Ugh. "The outer movements addressed feelings..." Sounds like a phoning-it-in post kind of statement.

Sator Arepo said...

I figured I'd leave that to you, E.

Anonymous said...

It's hard to say whether Brahms was a party animal, I've always thought of Brahms as the Jabba the Hut of the composition world (with Clara Schumann as his Princess Leia in a metal bikini). Too fat to actually party himself, but still the center of attention.

BTW, I'd have been tempted to leave during the Lalo as well.

AnthonyS said...

Fuck, Gustav beat me to the punch.

I would have wanted to leave during the Lalo as well.

anzu said...

"Grammar-loving", but not verse-appreciating. (And don't give me flak about putting my punctuation outside of quotes. . ..) Ok, I'll bite. :-P

Actually, it's not that I "love" grammar so much as I feel like if you write for a living, as this guy does, and can't write basic grammatical sentences (and yes, we all make mistakes, so I'm not talking about that), you lose your credibility. It frustrates me to read something written by someone who actually writes for a living, in which I can pick out 5 mistakes within the first few sentences.

This particular article (well, the first few sentences) was so full of errors that I suspect the copy editor is off-duty. Either that or the Chron has a weird style guide.

And since you asked, I think sold-out is hyphenated if it is a modifier (e.g. sold-out concert), but not as a noun. Although sell-out (as a noun) is often hyphenated, and I can't explain that inconsistency. The other was just plain poorly written (adverb modifiers on the other hand, do not get hyphenated) English. It should have read "a couple of mandatory squalling kids" or something like that.

Also, last I checked, I thought pretense is spelled with an "s" (not c) in this country.

However, maybe he just had a really bad day.
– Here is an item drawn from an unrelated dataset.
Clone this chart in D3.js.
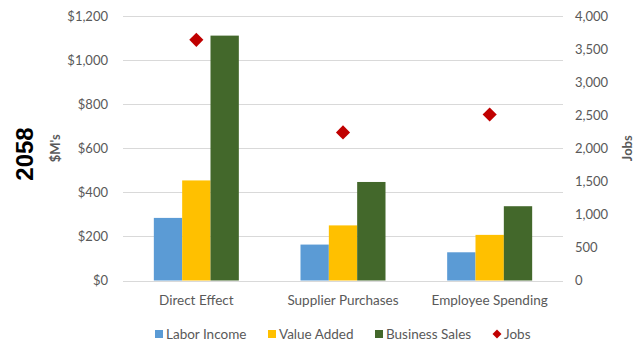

As for Brahms, I don't know about his partying tendencies, but he evidently fell asleep while Liszt played one of his own newfangled long piano works (maybe the B minor sonata?)for him.

Sator Arepo said...

I forgot to use the "all the editors are dead" tag. Thanks, anzu.

Unknown said...

The Houston Symphony has a young-musician competition funded by the Ima Hogg Foundation. It's very presitigious.